[Dataset excerpt]
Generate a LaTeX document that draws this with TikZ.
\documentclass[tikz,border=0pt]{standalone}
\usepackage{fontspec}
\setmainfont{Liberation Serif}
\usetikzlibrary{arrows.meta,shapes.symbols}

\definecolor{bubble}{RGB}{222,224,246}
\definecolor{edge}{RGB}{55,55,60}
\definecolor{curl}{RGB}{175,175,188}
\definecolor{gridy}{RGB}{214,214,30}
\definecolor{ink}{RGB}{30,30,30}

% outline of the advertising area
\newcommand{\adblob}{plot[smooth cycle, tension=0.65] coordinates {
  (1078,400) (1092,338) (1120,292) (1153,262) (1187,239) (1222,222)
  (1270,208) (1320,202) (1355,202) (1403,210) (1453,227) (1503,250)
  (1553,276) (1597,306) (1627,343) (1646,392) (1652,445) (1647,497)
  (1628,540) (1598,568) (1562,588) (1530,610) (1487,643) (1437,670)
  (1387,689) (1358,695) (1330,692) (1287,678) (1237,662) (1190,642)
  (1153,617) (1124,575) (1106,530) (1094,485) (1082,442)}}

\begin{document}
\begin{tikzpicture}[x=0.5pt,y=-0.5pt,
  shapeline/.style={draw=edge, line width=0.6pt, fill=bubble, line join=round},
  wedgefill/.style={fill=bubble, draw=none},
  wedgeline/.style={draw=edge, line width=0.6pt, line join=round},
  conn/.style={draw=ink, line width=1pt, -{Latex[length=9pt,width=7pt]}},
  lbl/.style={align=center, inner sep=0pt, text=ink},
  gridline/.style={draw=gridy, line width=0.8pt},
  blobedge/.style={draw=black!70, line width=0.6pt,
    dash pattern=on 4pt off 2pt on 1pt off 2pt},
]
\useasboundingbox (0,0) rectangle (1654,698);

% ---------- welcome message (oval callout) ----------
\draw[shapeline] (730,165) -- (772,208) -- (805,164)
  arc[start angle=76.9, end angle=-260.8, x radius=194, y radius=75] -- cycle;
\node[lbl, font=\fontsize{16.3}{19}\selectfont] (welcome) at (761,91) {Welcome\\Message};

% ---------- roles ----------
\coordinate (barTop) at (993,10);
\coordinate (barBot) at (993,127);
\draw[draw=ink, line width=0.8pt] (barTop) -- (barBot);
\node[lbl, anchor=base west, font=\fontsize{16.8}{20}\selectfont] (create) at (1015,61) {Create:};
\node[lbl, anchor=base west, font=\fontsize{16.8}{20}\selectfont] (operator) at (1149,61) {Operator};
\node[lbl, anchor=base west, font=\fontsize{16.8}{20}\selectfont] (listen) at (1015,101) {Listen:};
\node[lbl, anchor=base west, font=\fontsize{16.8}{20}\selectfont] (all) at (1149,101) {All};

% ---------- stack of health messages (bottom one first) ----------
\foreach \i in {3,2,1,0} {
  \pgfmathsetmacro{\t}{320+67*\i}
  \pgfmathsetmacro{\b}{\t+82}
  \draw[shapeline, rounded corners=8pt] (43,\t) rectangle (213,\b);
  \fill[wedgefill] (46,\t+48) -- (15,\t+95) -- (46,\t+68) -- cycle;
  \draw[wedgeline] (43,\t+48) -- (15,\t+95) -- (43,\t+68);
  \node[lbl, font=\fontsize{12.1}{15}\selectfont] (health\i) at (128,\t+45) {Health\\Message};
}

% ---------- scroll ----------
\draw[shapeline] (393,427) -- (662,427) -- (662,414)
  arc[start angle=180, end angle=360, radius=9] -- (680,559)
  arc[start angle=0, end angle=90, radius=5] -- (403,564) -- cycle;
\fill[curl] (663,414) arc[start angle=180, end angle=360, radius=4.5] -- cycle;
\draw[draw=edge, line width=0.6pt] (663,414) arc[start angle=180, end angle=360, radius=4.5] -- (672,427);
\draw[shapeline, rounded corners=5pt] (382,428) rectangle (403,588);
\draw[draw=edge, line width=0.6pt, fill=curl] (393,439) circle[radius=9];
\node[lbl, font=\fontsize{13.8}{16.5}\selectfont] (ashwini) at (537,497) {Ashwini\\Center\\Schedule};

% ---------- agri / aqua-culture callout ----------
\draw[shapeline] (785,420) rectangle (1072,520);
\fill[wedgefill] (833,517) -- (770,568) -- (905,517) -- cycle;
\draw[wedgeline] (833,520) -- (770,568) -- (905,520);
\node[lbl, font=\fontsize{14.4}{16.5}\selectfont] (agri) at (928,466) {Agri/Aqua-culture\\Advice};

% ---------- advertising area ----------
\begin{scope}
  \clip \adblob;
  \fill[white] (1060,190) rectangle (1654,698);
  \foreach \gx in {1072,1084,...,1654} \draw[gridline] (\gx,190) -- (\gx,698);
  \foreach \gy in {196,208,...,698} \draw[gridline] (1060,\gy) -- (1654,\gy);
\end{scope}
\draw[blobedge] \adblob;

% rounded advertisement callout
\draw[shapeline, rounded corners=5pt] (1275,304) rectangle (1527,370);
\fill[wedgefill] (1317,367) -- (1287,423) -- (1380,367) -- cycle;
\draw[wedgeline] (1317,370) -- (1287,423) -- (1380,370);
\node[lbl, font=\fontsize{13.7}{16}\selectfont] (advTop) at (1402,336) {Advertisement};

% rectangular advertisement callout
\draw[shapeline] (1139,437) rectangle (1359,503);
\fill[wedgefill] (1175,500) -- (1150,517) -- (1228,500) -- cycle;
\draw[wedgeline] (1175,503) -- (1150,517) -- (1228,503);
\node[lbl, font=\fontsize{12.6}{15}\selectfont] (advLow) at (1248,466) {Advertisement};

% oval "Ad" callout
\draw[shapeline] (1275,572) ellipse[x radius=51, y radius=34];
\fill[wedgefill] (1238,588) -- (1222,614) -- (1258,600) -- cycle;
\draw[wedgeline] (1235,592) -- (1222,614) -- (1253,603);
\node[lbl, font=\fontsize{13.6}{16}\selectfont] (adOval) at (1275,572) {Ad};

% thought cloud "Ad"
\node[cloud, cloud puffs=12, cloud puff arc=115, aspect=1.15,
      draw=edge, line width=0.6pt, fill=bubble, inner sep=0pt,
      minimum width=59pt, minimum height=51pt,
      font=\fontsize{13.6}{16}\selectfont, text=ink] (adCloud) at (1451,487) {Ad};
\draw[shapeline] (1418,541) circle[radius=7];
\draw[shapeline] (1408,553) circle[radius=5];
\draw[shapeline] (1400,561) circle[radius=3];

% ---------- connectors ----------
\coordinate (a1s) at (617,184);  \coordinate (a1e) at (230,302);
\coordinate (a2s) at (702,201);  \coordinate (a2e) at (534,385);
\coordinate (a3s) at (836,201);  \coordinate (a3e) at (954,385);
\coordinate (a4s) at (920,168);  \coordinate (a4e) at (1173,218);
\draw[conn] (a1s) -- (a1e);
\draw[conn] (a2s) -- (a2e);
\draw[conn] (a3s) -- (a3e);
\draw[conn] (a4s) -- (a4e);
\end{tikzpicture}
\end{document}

--

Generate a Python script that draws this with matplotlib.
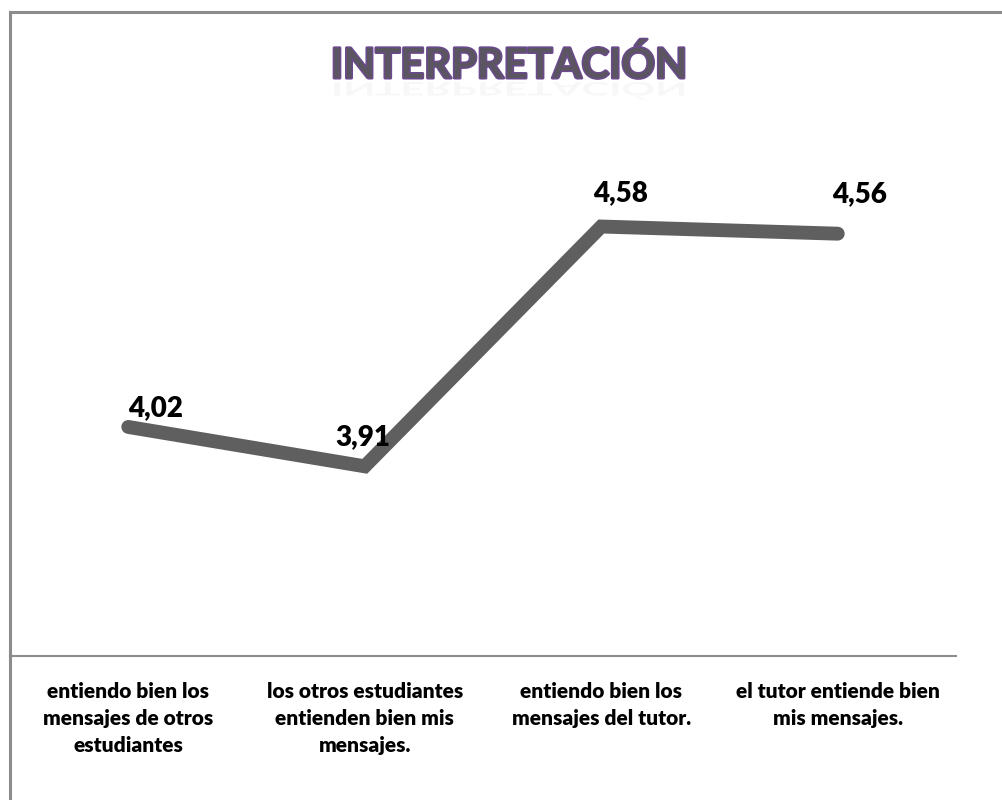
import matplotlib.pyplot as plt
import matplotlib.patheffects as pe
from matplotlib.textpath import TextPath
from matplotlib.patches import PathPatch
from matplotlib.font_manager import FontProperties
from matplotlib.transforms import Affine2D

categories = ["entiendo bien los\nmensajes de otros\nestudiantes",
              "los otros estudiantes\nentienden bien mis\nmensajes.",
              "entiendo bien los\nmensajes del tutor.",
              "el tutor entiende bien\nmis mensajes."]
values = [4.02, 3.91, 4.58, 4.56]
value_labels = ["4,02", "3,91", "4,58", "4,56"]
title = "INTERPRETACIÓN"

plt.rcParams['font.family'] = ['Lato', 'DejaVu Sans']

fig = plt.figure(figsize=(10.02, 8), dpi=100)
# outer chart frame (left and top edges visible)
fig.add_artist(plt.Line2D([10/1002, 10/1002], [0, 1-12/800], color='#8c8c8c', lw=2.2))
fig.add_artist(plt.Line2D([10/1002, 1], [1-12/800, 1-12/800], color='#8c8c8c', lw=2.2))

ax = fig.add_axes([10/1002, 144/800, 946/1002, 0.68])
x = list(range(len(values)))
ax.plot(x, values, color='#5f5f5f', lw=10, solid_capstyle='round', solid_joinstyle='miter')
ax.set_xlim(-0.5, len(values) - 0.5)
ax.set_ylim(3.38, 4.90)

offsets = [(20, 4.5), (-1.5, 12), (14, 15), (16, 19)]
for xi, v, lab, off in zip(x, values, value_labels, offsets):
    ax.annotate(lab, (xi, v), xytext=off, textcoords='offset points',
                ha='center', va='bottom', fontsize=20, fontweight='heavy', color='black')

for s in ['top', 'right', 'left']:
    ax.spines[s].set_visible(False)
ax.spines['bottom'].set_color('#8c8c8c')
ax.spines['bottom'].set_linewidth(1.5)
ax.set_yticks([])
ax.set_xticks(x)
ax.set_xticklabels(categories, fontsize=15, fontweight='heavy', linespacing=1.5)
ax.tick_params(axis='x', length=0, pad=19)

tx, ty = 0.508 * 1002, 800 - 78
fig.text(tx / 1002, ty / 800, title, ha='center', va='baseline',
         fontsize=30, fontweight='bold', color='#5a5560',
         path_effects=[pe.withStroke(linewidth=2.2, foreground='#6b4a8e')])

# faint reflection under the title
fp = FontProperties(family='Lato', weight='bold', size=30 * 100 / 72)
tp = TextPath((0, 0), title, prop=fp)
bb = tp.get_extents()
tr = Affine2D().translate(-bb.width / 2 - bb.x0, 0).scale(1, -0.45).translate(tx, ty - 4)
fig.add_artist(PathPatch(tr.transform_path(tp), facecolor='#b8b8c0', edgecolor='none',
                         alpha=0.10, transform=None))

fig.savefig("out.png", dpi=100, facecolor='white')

→ **Problem details**
Give back only the lines from the one holding "Generate a Python" through the one holding "from matplotlib.transforms import Affine2D", both kept, exactly as written. Omit the images.

→ **Task answer**
Generate a Python script that draws this with matplotlib.
import matplotlib.pyplot as plt
import matplotlib.patheffects as pe
from matplotlib.textpath import TextPath
from matplotlib.patches import PathPatch
from matplotlib.font_manager import FontProperties
from matplotlib.transforms import Affine2D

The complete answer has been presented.